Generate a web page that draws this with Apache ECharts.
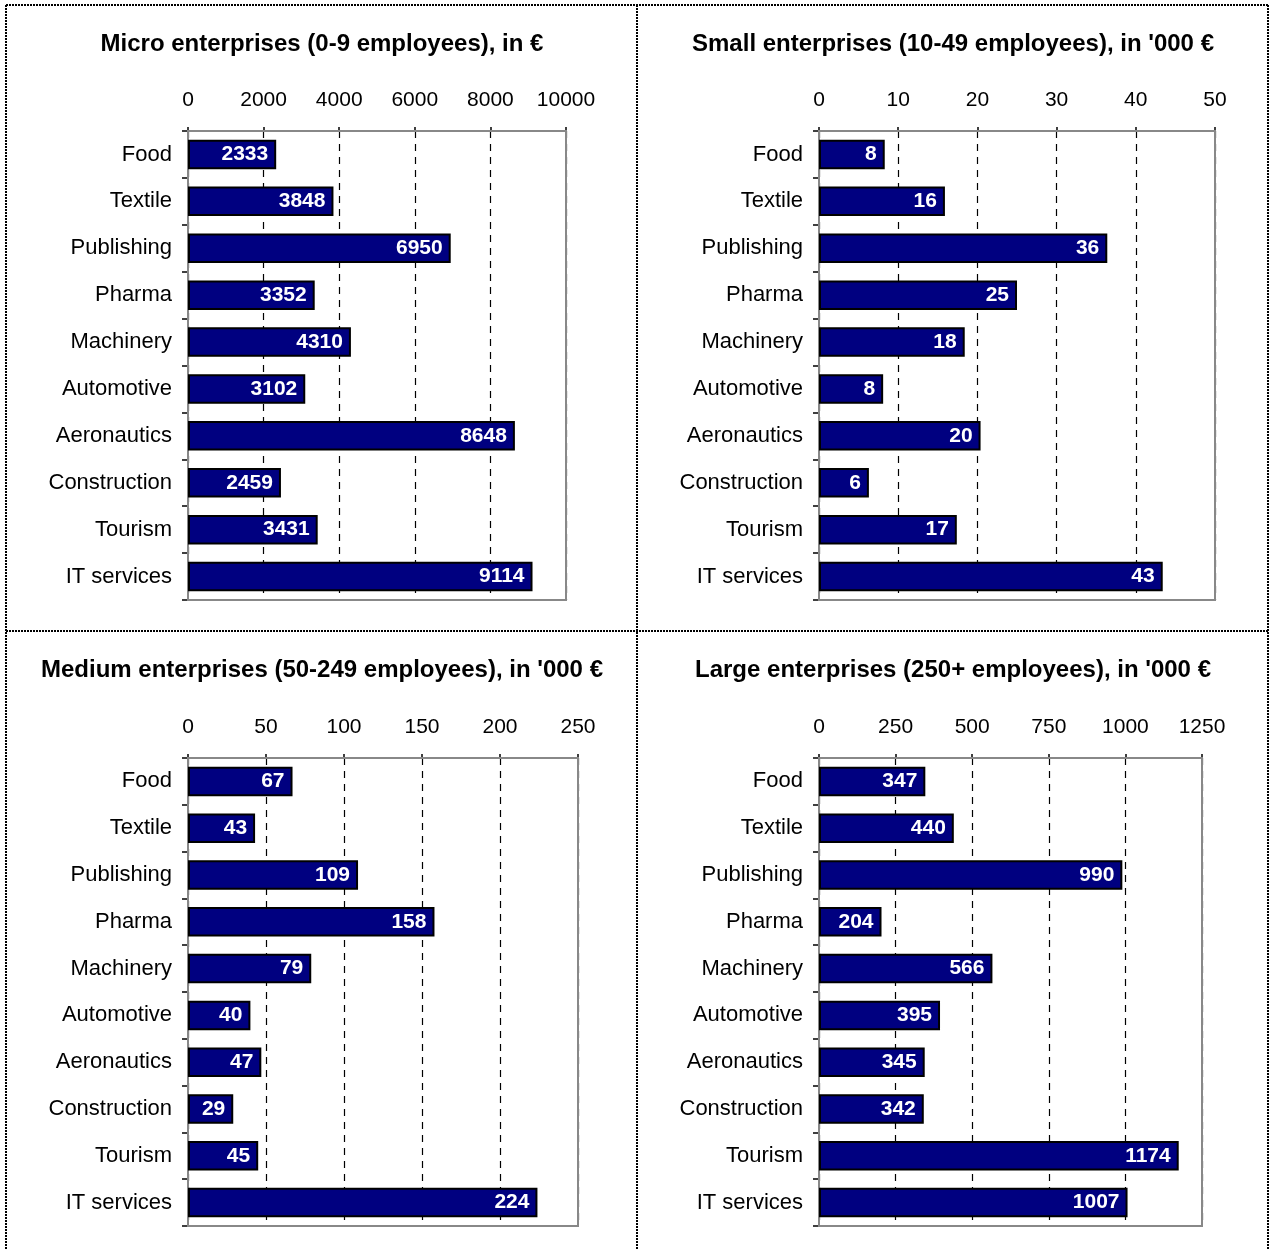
<!DOCTYPE html>
<html>
<head>
<meta charset="utf-8">
<script src="https://cdn.jsdelivr.net/npm/echarts@6/dist/echarts.min.js"></script>
<style>
  html, body { margin: 0; padding: 0; background: #fff; }
  #chart { width: 1271px; height: 1250px; }
</style>
</head>
<body>
<div id="chart"></div>
<script>
const categories = ['Food', 'Textile', 'Publishing', 'Pharma', 'Machinery', 'Automotive',
  'Aeronautics', 'Construction', 'Tourism', 'IT services'];

const microValues = [2333, 3848, 6950, 3352, 4310, 3102, 8648, 2459, 3431, 9114];
const smallValues = [8.3, 15.9, 36.4, 25.0, 18.4, 8.1, 20.4, 6.3, 17.4, 43.4];
const mediumValues = [67, 43, 109, 158, 79, 40, 47, 29, 45, 224];
const largeValues = [347, 440, 990, 204, 566, 395, 345, 342, 1174, 1007];

const panelTitles = [
  'Micro enterprises (0-9 employees), in €',
  "Small enterprises (10-49 employees), in '000 €",
  "Medium enterprises (50-249 employees), in '000 €",
  "Large enterprises (250+ employees), in '000 €"
];
const axisMax = [10000, 50, 250, 1250];
const axisStep = [2000, 10, 50, 250];

const font = '"Liberation Sans", Arial, sans-serif';
const seriesData = [microValues, smallValues, mediumValues, largeValues];

// plot areas in pixels
const grids = [
  { left: 188, top: 131, width: 378, height: 469 },
  { left: 819, top: 131, width: 396, height: 469 },
  { left: 188, top: 758, width: 390, height: 468 },
  { left: 819, top: 758, width: 383, height: 468 }
];
const titleX = [317, 948, 317, 948];
const titleY = [27, 27, 653, 653];

const chart = echarts.init(document.getElementById('chart'));

const dotted = { stroke: '#000', lineWidth: 2, lineDash: [2, 1] };

chart.setOption({
  animation: false,
  title: panelTitles.map((t, i) => ({
    text: t,
    left: titleX[i],
    top: titleY[i],
    textAlign: 'center',
    textStyle: { fontFamily: font, fontWeight: 'bold', fontSize: 24, color: '#000' }
  })),
  grid: grids.map(g => Object.assign({
    show: true,
    borderColor: '#888',
    borderWidth: 2,
    backgroundColor: 'transparent',
    z: 3
  }, g)),
  xAxis: grids.map((g, i) => ({
    type: 'value',
    gridIndex: i,
    position: 'top',
    min: 0,
    max: axisMax[i],
    interval: axisStep[i],
    axisLine: { show: true, lineStyle: { color: '#000', width: 1.5 } },
    axisTick: { show: true, length: 4, lineStyle: { color: '#000', width: 1.5 } },
    axisLabel: { margin: 20, fontFamily: font, fontSize: 21, color: '#000', formatter: v => String(v) },
    splitLine: { show: true, lineStyle: { color: '#000', type: [7, 6], width: 1.2 } }
  })),
  yAxis: grids.map((g, i) => ({
    type: 'category',
    gridIndex: i,
    inverse: true,
    data: categories,
    axisLine: { show: true, lineStyle: { color: '#000', width: 1.5 } },
    axisTick: { show: true, length: 6, lineStyle: { color: '#000', width: 1.5 } },
    axisLabel: { margin: 16, fontFamily: font, fontSize: 22, color: '#000', padding: [6, 0, 0, 0] },
    splitLine: { show: false }
  })),
  series: seriesData.map((d, i) => ({
    type: 'bar',
    xAxisIndex: i,
    yAxisIndex: i,
    data: d,
    barCategoryGap: '37%',
    z: 4,
    itemStyle: { color: '#000080', borderColor: '#000', borderWidth: 2 },
    label: {
      show: true,
      position: 'insideRight',
      distance: 8,
      formatter: p => Math.round(p.value),
      fontFamily: font,
      fontWeight: 'bold',
      fontSize: 21,
      color: '#fff'
    }
  })),
  graphic: [
    { type: 'line', shape: { x1: 6, y1: 5, x2: 1268, y2: 5 }, style: dotted, silent: true },
    { type: 'line', shape: { x1: 6, y1: 5, x2: 6, y2: 1250 }, style: dotted, silent: true },
    { type: 'line', shape: { x1: 1268, y1: 5, x2: 1268, y2: 1250 }, style: dotted, silent: true },
    { type: 'line', shape: { x1: 637, y1: 5, x2: 637, y2: 1250 }, style: dotted, silent: true },
    { type: 'line', shape: { x1: 6, y1: 631, x2: 1268, y2: 631 }, style: dotted, silent: true }
  ]
});
</script>
</body>
</html>
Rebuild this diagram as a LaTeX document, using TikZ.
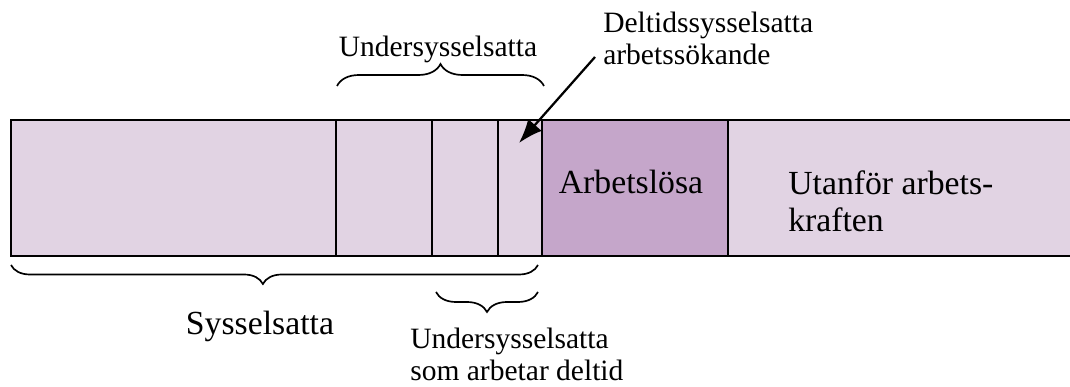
\documentclass[tikz,border=0pt]{standalone}
\usepackage{fontspec}
\setmainfont{Liberation Serif}
\usetikzlibrary{decorations.pathreplacing}
\usetikzlibrary{arrows.meta}

\definecolor{ljuslila}{HTML}{E1D3E3}
\definecolor{morklila}{HTML}{C5A6CA}

\begin{document}
\begin{tikzpicture}[
        stor/.style={font=\fontsize{24}{27}\selectfont, inner sep=0pt},
        liten/.style={font=\fontsize{21}{23}\selectfont, inner sep=0pt},
        klammer/.style={decorate, decoration={brace, amplitude=#1}, line width=1.2pt}
    ]
    \useasboundingbox (0,0) rectangle (26.75,9.675);

    \begin{scope}[line width=1.2pt]
    % Bar:
    % The bar runs out past the right edge of the picture
    \fill [ljuslila] (0.275,3.275) rectangle (27,6.675);
    \fill [morklila] (13.55,3.275) rectangle (18.2,6.675);
    \draw (27,6.675) -- (0.275,6.675) -- (0.275,3.275) -- (27,3.275);
    \foreach \x in {8.4,10.8,12.45,13.55,18.2}{%
        \draw (\x,3.275) -- (\x,6.675);
    }
    \end{scope}

    % Labels in the bar
    % (base of a two-line node = baseline of its last line)
    \node [stor, anchor=base] (arbetslosa) at (15.775,4.825) {Arbetslösa};
    \node [stor, anchor=base west, align=left] (utanfor) at (19.7,3.875) {Utanför arbets-\\kraften};

    % Braces:
    \draw [klammer=0.55cm] (8.425,7.525) -- (13.6,7.525);
    \node [liten, anchor=base] (under) at (10.95,8.25) {Undersysselsatta};

    \draw [klammer=0.475cm, decoration={aspect=0.522}] (13.45,3.05) -- (0.275,3.05);
    \node [stor, anchor=base] (syss) at (6.5,1.3) {Sysselsatta};

    \draw [klammer=0.5cm] (13.45,2.375) -- (10.9,2.375);
    \node [liten, anchor=base west, align=left] (underdeltid) at (10.25,0.15) {Undersysselsatta\\som arbetar deltid};

    % Arrow
    \node [liten, anchor=base west, align=left] (deltid) at (15.075,8.05) {Deltidssysselsatta\\arbetssökande};
    \coordinate (pilstart) at (14.875,8.25);
    \coordinate (pilslut) at (12.975,6.1);
    \draw [-{Latex[length=6mm,width=4.5mm]}, line width=1.6pt] (pilstart) -- (pilslut);
\end{tikzpicture}
\end{document}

************

_TASK REQUIREMENTS_:
Except for the pictures, copy the material above exactly.

_RESULT BELOW_:
Generate a web page that draws this with Apache ECharts.
<!DOCTYPE html>
<html>
<head>
<meta charset="utf-8">
<script src="https://cdn.jsdelivr.net/npm/echarts@6/dist/echarts.min.js"></script>
<style>
  html, body { margin: 0; padding: 0; background: #fff; }
  #chart { width: 1271px; height: 1250px; }
</style>
</head>
<body>
<div id="chart"></div>
<script>
const categories = ['Food', 'Textile', 'Publishing', 'Pharma', 'Machinery', 'Automotive',
  'Aeronautics', 'Construction', 'Tourism', 'IT services'];

const microValues = [2333, 3848, 6950, 3352, 4310, 3102, 8648, 2459, 3431, 9114];
const smallValues = [8.3, 15.9, 36.4, 25.0, 18.4, 8.1, 20.4, 6.3, 17.4, 43.4];
const mediumValues = [67, 43, 109, 158, 79, 40, 47, 29, 45, 224];
const largeValues = [347, 440, 990, 204, 566, 395, 345, 342, 1174, 1007];

const panelTitles = [
  'Micro enterprises (0-9 employees), in €',
  "Small enterprises (10-49 employees), in '000 €",
  "Medium enterprises (50-249 employees), in '000 €",
  "Large enterprises (250+ employees), in '000 €"
];
const axisMax = [10000, 50, 250, 1250];
const axisStep = [2000, 10, 50, 250];

const font = '"Liberation Sans", Arial, sans-serif';
const seriesData = [microValues, smallValues, mediumValues, largeValues];

// plot areas in pixels
const grids = [
  { left: 188, top: 131, width: 378, height: 469 },
  { left: 819, top: 131, width: 396, height: 469 },
  { left: 188, top: 758, width: 390, height: 468 },
  { left: 819, top: 758, width: 383, height: 468 }
];
const titleX = [317, 948, 317, 948];
const titleY = [27, 27, 653, 653];

const chart = echarts.init(document.getElementById('chart'));

const dotted = { stroke: '#000', lineWidth: 2, lineDash: [2, 1] };

chart.setOption({
  animation: false,
  title: panelTitles.map((t, i) => ({
    text: t,
    left: titleX[i],
    top: titleY[i],
    textAlign: 'center',
    textStyle: { fontFamily: font, fontWeight: 'bold', fontSize: 24, color: '#000' }
  })),
  grid: grids.map(g => Object.assign({
    show: true,
    borderColor: '#888',
    borderWidth: 2,
    backgroundColor: 'transparent',
    z: 3
  }, g)),
  xAxis: grids.map((g, i) => ({
    type: 'value',
    gridIndex: i,
    position: 'top',
    min: 0,
    max: axisMax[i],
    interval: axisStep[i],
    axisLine: { show: true, lineStyle: { color: '#000', width: 1.5 } },
    axisTick: { show: true, length: 4, lineStyle: { color: '#000', width: 1.5 } },
    axisLabel: { margin: 20, fontFamily: font, fontSize: 21, color: '#000', formatter: v => String(v) },
    splitLine: { show: true, lineStyle: { color: '#000', type: [7, 6], width: 1.2 } }
  })),
  yAxis: grids.map((g, i) => ({
    type: 'category',
    gridIndex: i,
    inverse: true,
    data: categories,
    axisLine: { show: true, lineStyle: { color: '#000', width: 1.5 } },
    axisTick: { show: true, length: 6, lineStyle: { color: '#000', width: 1.5 } },
    axisLabel: { margin: 16, fontFamily: font, fontSize: 22, color: '#000', padding: [6, 0, 0, 0] },
    splitLine: { show: false }
  })),
  series: seriesData.map((d, i) => ({
    type: 'bar',
    xAxisIndex: i,
    yAxisIndex: i,
    data: d,
    barCategoryGap: '37%',
    z: 4,
    itemStyle: { color: '#000080', borderColor: '#000', borderWidth: 2 },
    label: {
      show: true,
      position: 'insideRight',
      distance: 8,
      formatter: p => Math.round(p.value),
      fontFamily: font,
      fontWeight: 'bold',
      fontSize: 21,
      color: '#fff'
    }
  })),
  graphic: [
    { type: 'line', shape: { x1: 6, y1: 5, x2: 1268, y2: 5 }, style: dotted, silent: true },
    { type: 'line', shape: { x1: 6, y1: 5, x2: 6, y2: 1250 }, style: dotted, silent: true },
    { type: 'line', shape: { x1: 1268, y1: 5, x2: 1268, y2: 1250 }, style: dotted, silent: true },
    { type: 'line', shape: { x1: 637, y1: 5, x2: 637, y2: 1250 }, style: dotted, silent: true },
    { type: 'line', shape: { x1: 6, y1: 631, x2: 1268, y2: 631 }, style: dotted, silent: true }
  ]
});
</script>
</body>
</html>
Rebuild this diagram as a LaTeX document, using TikZ.
\documentclass[tikz,border=0pt]{standalone}
\usepackage{fontspec}
\setmainfont{Liberation Serif}
\usetikzlibrary{decorations.pathreplacing}
\usetikzlibrary{arrows.meta}

\definecolor{ljuslila}{HTML}{E1D3E3}
\definecolor{morklila}{HTML}{C5A6CA}

\begin{document}
\begin{tikzpicture}[
        stor/.style={font=\fontsize{24}{27}\selectfont, inner sep=0pt},
        liten/.style={font=\fontsize{21}{23}\selectfont, inner sep=0pt},
        klammer/.style={decorate, decoration={brace, amplitude=#1}, line width=1.2pt}
    ]
    \useasboundingbox (0,0) rectangle (26.75,9.675);

    \begin{scope}[line width=1.2pt]
    % Bar:
    % The bar runs out past the right edge of the picture
    \fill [ljuslila] (0.275,3.275) rectangle (27,6.675);
    \fill [morklila] (13.55,3.275) rectangle (18.2,6.675);
    \draw (27,6.675) -- (0.275,6.675) -- (0.275,3.275) -- (27,3.275);
    \foreach \x in {8.4,10.8,12.45,13.55,18.2}{%
        \draw (\x,3.275) -- (\x,6.675);
    }
    \end{scope}

    % Labels in the bar
    % (base of a two-line node = baseline of its last line)
    \node [stor, anchor=base] (arbetslosa) at (15.775,4.825) {Arbetslösa};
    \node [stor, anchor=base west, align=left] (utanfor) at (19.7,3.875) {Utanför arbets-\\kraften};

    % Braces:
    \draw [klammer=0.55cm] (8.425,7.525) -- (13.6,7.525);
    \node [liten, anchor=base] (under) at (10.95,8.25) {Undersysselsatta};

    \draw [klammer=0.475cm, decoration={aspect=0.522}] (13.45,3.05) -- (0.275,3.05);
    \node [stor, anchor=base] (syss) at (6.5,1.3) {Sysselsatta};

    \draw [klammer=0.5cm] (13.45,2.375) -- (10.9,2.375);
    \node [liten, anchor=base west, align=left] (underdeltid) at (10.25,0.15) {Undersysselsatta\\som arbetar deltid};

    % Arrow
    \node [liten, anchor=base west, align=left] (deltid) at (15.075,8.05) {Deltidssysselsatta\\arbetssökande};
    \coordinate (pilstart) at (14.875,8.25);
    \coordinate (pilslut) at (12.975,6.1);
    \draw [-{Latex[length=6mm,width=4.5mm]}, line width=1.6pt] (pilstart) -- (pilslut);
\end{tikzpicture}
\end{document}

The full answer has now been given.